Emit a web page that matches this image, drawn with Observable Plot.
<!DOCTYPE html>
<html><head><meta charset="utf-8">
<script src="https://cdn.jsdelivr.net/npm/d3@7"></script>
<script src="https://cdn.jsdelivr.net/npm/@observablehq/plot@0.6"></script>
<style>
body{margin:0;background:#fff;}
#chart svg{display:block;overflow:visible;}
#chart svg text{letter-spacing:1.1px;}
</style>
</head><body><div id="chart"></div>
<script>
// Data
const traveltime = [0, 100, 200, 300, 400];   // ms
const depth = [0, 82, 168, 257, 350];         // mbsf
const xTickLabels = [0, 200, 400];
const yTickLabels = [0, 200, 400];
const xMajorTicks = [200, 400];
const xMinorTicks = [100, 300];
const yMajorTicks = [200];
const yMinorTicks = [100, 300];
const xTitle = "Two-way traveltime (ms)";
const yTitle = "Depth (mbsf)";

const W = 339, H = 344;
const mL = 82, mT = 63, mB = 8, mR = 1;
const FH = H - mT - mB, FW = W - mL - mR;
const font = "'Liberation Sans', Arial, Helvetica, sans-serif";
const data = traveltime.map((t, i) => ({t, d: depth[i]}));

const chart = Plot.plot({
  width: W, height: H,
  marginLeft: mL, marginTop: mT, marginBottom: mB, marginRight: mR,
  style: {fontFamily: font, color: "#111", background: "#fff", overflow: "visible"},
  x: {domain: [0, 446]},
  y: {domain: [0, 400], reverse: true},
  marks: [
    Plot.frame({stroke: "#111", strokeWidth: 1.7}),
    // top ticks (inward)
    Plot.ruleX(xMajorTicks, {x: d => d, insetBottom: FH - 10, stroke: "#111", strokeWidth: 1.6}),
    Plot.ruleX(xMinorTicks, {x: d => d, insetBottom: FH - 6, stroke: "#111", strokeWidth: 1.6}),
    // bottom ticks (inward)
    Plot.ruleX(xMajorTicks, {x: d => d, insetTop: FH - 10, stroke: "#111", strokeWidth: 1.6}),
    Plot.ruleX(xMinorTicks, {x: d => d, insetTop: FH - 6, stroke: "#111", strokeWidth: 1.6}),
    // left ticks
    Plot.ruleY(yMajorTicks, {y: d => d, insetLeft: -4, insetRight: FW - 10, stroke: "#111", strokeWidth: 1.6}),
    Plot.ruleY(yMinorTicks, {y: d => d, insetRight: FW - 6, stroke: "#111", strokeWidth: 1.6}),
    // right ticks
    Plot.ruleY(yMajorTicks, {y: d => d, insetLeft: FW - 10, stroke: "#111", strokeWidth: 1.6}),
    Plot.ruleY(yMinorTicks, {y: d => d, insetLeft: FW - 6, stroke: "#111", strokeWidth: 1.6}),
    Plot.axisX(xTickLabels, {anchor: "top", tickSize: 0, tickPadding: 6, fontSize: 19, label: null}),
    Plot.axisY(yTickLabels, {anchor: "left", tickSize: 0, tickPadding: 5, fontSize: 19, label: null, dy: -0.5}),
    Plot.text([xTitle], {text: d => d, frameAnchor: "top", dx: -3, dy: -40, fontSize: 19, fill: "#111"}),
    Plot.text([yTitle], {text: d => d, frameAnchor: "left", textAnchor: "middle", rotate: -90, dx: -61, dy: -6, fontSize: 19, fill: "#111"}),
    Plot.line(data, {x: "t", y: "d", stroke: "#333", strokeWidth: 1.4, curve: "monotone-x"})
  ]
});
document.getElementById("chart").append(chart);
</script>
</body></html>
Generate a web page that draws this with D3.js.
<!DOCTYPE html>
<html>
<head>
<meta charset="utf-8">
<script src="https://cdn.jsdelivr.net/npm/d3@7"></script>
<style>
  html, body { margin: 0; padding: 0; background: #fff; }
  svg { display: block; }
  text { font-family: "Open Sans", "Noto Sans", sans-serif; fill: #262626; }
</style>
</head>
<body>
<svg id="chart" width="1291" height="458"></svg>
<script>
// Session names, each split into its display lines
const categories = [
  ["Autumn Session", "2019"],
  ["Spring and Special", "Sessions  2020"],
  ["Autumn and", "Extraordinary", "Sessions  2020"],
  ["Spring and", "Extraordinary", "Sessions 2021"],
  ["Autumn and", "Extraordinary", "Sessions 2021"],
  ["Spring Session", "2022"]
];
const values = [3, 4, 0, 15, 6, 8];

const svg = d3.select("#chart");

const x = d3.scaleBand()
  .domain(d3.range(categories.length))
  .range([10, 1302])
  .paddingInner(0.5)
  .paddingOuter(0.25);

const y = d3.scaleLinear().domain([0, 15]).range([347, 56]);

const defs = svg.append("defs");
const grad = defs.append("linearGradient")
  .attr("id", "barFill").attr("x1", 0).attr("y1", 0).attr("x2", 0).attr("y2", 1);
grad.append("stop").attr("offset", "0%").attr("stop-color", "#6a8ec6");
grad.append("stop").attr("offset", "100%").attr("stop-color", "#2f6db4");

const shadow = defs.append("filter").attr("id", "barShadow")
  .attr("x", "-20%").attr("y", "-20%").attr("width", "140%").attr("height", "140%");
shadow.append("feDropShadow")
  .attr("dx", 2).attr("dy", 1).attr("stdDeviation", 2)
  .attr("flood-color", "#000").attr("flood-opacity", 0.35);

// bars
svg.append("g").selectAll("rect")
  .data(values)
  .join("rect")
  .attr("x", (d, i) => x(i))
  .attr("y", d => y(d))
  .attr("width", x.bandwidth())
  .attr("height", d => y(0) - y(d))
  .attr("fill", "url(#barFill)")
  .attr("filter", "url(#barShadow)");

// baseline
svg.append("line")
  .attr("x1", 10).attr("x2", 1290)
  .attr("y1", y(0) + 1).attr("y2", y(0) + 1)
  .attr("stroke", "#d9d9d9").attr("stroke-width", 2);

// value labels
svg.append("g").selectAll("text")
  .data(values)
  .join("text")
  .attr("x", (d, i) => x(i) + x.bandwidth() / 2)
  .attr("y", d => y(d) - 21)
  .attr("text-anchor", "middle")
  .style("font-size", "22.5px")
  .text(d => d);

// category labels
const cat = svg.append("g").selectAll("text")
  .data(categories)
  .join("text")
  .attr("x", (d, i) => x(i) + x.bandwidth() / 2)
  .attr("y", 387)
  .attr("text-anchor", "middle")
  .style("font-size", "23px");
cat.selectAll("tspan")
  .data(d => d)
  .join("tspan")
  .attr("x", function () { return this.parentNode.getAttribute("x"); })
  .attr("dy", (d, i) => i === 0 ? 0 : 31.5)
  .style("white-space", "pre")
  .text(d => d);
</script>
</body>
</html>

_____

Each line of the material should be echoed exactly.

ANSWER BELOW:
Emit a web page that matches this image, drawn with Observable Plot.
<!DOCTYPE html>
<html><head><meta charset="utf-8">
<script src="https://cdn.jsdelivr.net/npm/d3@7"></script>
<script src="https://cdn.jsdelivr.net/npm/@observablehq/plot@0.6"></script>
<style>
body{margin:0;background:#fff;}
#chart svg{display:block;overflow:visible;}
#chart svg text{letter-spacing:1.1px;}
</style>
</head><body><div id="chart"></div>
<script>
// Data
const traveltime = [0, 100, 200, 300, 400];   // ms
const depth = [0, 82, 168, 257, 350];         // mbsf
const xTickLabels = [0, 200, 400];
const yTickLabels = [0, 200, 400];
const xMajorTicks = [200, 400];
const xMinorTicks = [100, 300];
const yMajorTicks = [200];
const yMinorTicks = [100, 300];
const xTitle = "Two-way traveltime (ms)";
const yTitle = "Depth (mbsf)";

const W = 339, H = 344;
const mL = 82, mT = 63, mB = 8, mR = 1;
const FH = H - mT - mB, FW = W - mL - mR;
const font = "'Liberation Sans', Arial, Helvetica, sans-serif";
const data = traveltime.map((t, i) => ({t, d: depth[i]}));

const chart = Plot.plot({
  width: W, height: H,
  marginLeft: mL, marginTop: mT, marginBottom: mB, marginRight: mR,
  style: {fontFamily: font, color: "#111", background: "#fff", overflow: "visible"},
  x: {domain: [0, 446]},
  y: {domain: [0, 400], reverse: true},
  marks: [
    Plot.frame({stroke: "#111", strokeWidth: 1.7}),
    // top ticks (inward)
    Plot.ruleX(xMajorTicks, {x: d => d, insetBottom: FH - 10, stroke: "#111", strokeWidth: 1.6}),
    Plot.ruleX(xMinorTicks, {x: d => d, insetBottom: FH - 6, stroke: "#111", strokeWidth: 1.6}),
    // bottom ticks (inward)
    Plot.ruleX(xMajorTicks, {x: d => d, insetTop: FH - 10, stroke: "#111", strokeWidth: 1.6}),
    Plot.ruleX(xMinorTicks, {x: d => d, insetTop: FH - 6, stroke: "#111", strokeWidth: 1.6}),
    // left ticks
    Plot.ruleY(yMajorTicks, {y: d => d, insetLeft: -4, insetRight: FW - 10, stroke: "#111", strokeWidth: 1.6}),
    Plot.ruleY(yMinorTicks, {y: d => d, insetRight: FW - 6, stroke: "#111", strokeWidth: 1.6}),
    // right ticks
    Plot.ruleY(yMajorTicks, {y: d => d, insetLeft: FW - 10, stroke: "#111", strokeWidth: 1.6}),
    Plot.ruleY(yMinorTicks, {y: d => d, insetLeft: FW - 6, stroke: "#111", strokeWidth: 1.6}),
    Plot.axisX(xTickLabels, {anchor: "top", tickSize: 0, tickPadding: 6, fontSize: 19, label: null}),
    Plot.axisY(yTickLabels, {anchor: "left", tickSize: 0, tickPadding: 5, fontSize: 19, label: null, dy: -0.5}),
    Plot.text([xTitle], {text: d => d, frameAnchor: "top", dx: -3, dy: -40, fontSize: 19, fill: "#111"}),
    Plot.text([yTitle], {text: d => d, frameAnchor: "left", textAnchor: "middle", rotate: -90, dx: -61, dy: -6, fontSize: 19, fill: "#111"}),
    Plot.line(data, {x: "t", y: "d", stroke: "#333", strokeWidth: 1.4, curve: "monotone-x"})
  ]
});
document.getElementById("chart").append(chart);
</script>
</body></html>
Generate a web page that draws this with D3.js.
<!DOCTYPE html>
<html>
<head>
<meta charset="utf-8">
<script src="https://cdn.jsdelivr.net/npm/d3@7"></script>
<style>
  html, body { margin: 0; padding: 0; background: #fff; }
  svg { display: block; }
  text { font-family: "Open Sans", "Noto Sans", sans-serif; fill: #262626; }
</style>
</head>
<body>
<svg id="chart" width="1291" height="458"></svg>
<script>
// Session names, each split into its display lines
const categories = [
  ["Autumn Session", "2019"],
  ["Spring and Special", "Sessions  2020"],
  ["Autumn and", "Extraordinary", "Sessions  2020"],
  ["Spring and", "Extraordinary", "Sessions 2021"],
  ["Autumn and", "Extraordinary", "Sessions 2021"],
  ["Spring Session", "2022"]
];
const values = [3, 4, 0, 15, 6, 8];

const svg = d3.select("#chart");

const x = d3.scaleBand()
  .domain(d3.range(categories.length))
  .range([10, 1302])
  .paddingInner(0.5)
  .paddingOuter(0.25);

const y = d3.scaleLinear().domain([0, 15]).range([347, 56]);

const defs = svg.append("defs");
const grad = defs.append("linearGradient")
  .attr("id", "barFill").attr("x1", 0).attr("y1", 0).attr("x2", 0).attr("y2", 1);
grad.append("stop").attr("offset", "0%").attr("stop-color", "#6a8ec6");
grad.append("stop").attr("offset", "100%").attr("stop-color", "#2f6db4");

const shadow = defs.append("filter").attr("id", "barShadow")
  .attr("x", "-20%").attr("y", "-20%").attr("width", "140%").attr("height", "140%");
shadow.append("feDropShadow")
  .attr("dx", 2).attr("dy", 1).attr("stdDeviation", 2)
  .attr("flood-color", "#000").attr("flood-opacity", 0.35);

// bars
svg.append("g").selectAll("rect")
  .data(values)
  .join("rect")
  .attr("x", (d, i) => x(i))
  .attr("y", d => y(d))
  .attr("width", x.bandwidth())
  .attr("height", d => y(0) - y(d))
  .attr("fill", "url(#barFill)")
  .attr("filter", "url(#barShadow)");

// baseline
svg.append("line")
  .attr("x1", 10).attr("x2", 1290)
  .attr("y1", y(0) + 1).attr("y2", y(0) + 1)
  .attr("stroke", "#d9d9d9").attr("stroke-width", 2);

// value labels
svg.append("g").selectAll("text")
  .data(values)
  .join("text")
  .attr("x", (d, i) => x(i) + x.bandwidth() / 2)
  .attr("y", d => y(d) - 21)
  .attr("text-anchor", "middle")
  .style("font-size", "22.5px")
  .text(d => d);

// category labels
const cat = svg.append("g").selectAll("text")
  .data(categories)
  .join("text")
  .attr("x", (d, i) => x(i) + x.bandwidth() / 2)
  .attr("y", 387)
  .attr("text-anchor", "middle")
  .style("font-size", "23px");
cat.selectAll("tspan")
  .data(d => d)
  .join("tspan")
  .attr("x", function () { return this.parentNode.getAttribute("x"); })
  .attr("dy", (d, i) => i === 0 ? 0 : 31.5)
  .style("white-space", "pre")
  .text(d => d);
</script>
</body>
</html>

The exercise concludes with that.